◆ To be done:
Word for word, restate the lines from the start of the data below through the line containing "B_veh_err = [3.5, 36.8, 10.4, 0.9, 27.4, 10.7, 13.1]".

◆ Provided material:

————

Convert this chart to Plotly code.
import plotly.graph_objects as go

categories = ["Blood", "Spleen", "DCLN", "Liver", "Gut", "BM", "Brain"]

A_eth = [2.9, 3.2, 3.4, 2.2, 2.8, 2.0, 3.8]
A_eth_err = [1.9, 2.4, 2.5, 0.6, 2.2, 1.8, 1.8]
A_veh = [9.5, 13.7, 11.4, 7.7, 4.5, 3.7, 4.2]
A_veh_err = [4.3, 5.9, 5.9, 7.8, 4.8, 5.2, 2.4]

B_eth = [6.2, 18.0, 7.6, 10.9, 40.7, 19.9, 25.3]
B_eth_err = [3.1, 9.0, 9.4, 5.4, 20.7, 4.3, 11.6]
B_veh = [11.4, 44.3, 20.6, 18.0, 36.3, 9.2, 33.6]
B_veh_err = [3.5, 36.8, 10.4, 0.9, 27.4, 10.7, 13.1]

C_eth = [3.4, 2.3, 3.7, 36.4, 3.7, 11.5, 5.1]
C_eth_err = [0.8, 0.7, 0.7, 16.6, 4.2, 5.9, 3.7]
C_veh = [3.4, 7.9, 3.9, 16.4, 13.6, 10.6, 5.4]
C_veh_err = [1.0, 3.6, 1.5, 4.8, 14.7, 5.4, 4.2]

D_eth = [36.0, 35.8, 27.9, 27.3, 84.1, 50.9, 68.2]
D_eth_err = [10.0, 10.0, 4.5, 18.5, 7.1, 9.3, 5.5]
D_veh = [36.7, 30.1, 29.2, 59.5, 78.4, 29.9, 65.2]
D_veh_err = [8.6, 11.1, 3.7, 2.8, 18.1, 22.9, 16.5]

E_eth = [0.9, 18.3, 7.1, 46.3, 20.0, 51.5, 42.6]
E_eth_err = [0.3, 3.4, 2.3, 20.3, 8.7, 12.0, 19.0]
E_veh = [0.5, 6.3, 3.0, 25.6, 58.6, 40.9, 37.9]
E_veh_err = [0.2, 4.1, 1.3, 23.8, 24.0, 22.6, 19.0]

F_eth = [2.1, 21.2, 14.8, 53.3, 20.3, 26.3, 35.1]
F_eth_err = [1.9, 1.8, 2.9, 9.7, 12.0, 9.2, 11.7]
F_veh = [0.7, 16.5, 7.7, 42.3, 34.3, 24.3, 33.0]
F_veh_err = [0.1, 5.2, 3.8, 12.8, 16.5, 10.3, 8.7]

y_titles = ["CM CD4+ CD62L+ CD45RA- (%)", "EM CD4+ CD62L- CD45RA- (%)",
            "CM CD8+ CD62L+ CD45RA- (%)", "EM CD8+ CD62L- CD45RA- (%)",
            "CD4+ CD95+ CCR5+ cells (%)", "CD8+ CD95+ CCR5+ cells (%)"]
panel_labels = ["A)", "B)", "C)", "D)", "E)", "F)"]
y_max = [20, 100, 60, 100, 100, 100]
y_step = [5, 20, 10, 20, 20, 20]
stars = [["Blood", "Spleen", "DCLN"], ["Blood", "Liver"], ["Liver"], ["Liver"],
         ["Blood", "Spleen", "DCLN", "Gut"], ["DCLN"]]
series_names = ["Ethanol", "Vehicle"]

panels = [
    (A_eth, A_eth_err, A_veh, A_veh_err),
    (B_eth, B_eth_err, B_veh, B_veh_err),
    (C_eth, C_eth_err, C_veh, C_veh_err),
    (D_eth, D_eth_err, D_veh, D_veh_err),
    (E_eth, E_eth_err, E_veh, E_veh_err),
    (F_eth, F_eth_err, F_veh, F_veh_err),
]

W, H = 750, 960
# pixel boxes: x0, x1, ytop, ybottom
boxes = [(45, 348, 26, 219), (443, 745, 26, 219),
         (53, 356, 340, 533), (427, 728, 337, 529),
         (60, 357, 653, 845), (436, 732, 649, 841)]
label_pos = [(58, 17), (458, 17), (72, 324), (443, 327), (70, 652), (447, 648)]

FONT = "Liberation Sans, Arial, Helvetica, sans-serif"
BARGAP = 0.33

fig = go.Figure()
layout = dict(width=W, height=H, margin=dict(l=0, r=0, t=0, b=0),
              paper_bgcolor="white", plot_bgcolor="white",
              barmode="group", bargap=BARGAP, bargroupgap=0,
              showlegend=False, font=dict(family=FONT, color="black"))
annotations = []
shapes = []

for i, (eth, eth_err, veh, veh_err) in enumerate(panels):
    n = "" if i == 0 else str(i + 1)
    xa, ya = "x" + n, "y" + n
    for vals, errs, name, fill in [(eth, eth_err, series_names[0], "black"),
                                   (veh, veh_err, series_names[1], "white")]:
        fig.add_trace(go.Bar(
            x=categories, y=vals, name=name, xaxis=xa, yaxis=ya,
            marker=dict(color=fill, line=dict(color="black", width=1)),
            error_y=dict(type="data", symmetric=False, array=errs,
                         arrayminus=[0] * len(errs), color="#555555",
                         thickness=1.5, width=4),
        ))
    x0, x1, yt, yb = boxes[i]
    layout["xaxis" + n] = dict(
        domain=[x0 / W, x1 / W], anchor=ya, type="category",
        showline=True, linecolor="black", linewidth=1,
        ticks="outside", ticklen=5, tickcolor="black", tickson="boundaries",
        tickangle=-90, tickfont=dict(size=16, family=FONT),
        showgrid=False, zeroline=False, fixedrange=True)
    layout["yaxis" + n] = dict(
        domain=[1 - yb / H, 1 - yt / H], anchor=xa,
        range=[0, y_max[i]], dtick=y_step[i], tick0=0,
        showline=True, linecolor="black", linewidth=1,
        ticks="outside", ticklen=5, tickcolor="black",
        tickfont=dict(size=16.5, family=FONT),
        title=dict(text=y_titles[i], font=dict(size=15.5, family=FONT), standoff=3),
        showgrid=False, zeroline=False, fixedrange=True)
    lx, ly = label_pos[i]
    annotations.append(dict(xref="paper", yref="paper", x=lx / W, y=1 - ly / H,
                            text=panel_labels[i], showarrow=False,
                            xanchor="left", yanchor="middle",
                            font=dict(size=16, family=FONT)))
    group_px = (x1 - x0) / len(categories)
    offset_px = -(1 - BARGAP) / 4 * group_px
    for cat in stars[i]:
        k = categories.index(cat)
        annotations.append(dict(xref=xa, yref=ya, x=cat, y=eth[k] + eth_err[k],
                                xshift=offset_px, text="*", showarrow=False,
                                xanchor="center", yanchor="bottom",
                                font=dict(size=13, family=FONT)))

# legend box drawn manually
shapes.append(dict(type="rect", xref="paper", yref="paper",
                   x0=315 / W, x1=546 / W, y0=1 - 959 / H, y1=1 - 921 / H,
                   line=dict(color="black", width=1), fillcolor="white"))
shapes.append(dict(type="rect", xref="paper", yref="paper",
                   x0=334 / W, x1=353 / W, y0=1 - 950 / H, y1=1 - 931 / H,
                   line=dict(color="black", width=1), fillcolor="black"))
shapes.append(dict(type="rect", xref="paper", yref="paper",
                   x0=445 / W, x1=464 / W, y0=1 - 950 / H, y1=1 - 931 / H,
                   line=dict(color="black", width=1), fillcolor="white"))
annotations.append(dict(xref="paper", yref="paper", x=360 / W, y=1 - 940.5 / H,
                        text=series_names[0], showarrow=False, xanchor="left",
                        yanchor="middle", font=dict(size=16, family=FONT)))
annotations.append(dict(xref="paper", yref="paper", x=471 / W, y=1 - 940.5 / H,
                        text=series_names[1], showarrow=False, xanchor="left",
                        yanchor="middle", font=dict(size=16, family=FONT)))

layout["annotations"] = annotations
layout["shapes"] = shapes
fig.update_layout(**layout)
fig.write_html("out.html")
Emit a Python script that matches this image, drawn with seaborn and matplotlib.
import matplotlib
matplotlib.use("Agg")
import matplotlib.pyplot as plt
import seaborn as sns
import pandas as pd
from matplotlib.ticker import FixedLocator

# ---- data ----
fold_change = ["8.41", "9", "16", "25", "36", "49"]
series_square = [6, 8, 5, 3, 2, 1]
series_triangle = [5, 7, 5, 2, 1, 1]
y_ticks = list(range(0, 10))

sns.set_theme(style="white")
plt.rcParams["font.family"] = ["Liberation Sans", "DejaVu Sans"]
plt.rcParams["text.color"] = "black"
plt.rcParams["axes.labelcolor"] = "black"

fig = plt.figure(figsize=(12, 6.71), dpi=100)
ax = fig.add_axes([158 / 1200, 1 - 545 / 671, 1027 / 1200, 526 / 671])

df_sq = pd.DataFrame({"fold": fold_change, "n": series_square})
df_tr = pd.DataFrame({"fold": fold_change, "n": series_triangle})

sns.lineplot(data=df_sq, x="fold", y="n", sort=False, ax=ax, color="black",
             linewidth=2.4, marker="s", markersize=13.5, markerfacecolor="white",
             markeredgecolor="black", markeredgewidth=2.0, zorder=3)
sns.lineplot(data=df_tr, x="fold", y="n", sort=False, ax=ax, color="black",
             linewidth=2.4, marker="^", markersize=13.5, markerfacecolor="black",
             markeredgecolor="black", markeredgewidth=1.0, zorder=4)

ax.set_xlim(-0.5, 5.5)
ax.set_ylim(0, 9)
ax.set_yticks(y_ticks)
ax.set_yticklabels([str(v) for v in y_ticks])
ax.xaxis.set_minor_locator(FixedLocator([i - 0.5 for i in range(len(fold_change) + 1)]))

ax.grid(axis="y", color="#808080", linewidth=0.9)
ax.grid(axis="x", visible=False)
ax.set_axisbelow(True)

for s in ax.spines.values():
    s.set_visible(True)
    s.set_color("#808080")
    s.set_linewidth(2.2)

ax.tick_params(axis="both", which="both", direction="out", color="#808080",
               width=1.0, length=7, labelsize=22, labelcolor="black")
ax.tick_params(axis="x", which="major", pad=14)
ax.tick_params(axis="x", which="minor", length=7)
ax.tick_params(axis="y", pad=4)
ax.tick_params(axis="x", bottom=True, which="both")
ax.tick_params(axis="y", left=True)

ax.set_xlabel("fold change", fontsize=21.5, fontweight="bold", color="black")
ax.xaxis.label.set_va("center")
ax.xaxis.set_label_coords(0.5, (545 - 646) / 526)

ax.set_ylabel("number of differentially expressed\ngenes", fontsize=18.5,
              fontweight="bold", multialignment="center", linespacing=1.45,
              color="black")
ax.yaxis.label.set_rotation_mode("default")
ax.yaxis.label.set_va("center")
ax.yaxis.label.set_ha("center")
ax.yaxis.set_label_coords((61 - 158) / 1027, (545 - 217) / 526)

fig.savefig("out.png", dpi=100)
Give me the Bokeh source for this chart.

————

◆ Response below:
Convert this chart to Plotly code.
import plotly.graph_objects as go

categories = ["Blood", "Spleen", "DCLN", "Liver", "Gut", "BM", "Brain"]

A_eth = [2.9, 3.2, 3.4, 2.2, 2.8, 2.0, 3.8]
A_eth_err = [1.9, 2.4, 2.5, 0.6, 2.2, 1.8, 1.8]
A_veh = [9.5, 13.7, 11.4, 7.7, 4.5, 3.7, 4.2]
A_veh_err = [4.3, 5.9, 5.9, 7.8, 4.8, 5.2, 2.4]

B_eth = [6.2, 18.0, 7.6, 10.9, 40.7, 19.9, 25.3]
B_eth_err = [3.1, 9.0, 9.4, 5.4, 20.7, 4.3, 11.6]
B_veh = [11.4, 44.3, 20.6, 18.0, 36.3, 9.2, 33.6]
B_veh_err = [3.5, 36.8, 10.4, 0.9, 27.4, 10.7, 13.1]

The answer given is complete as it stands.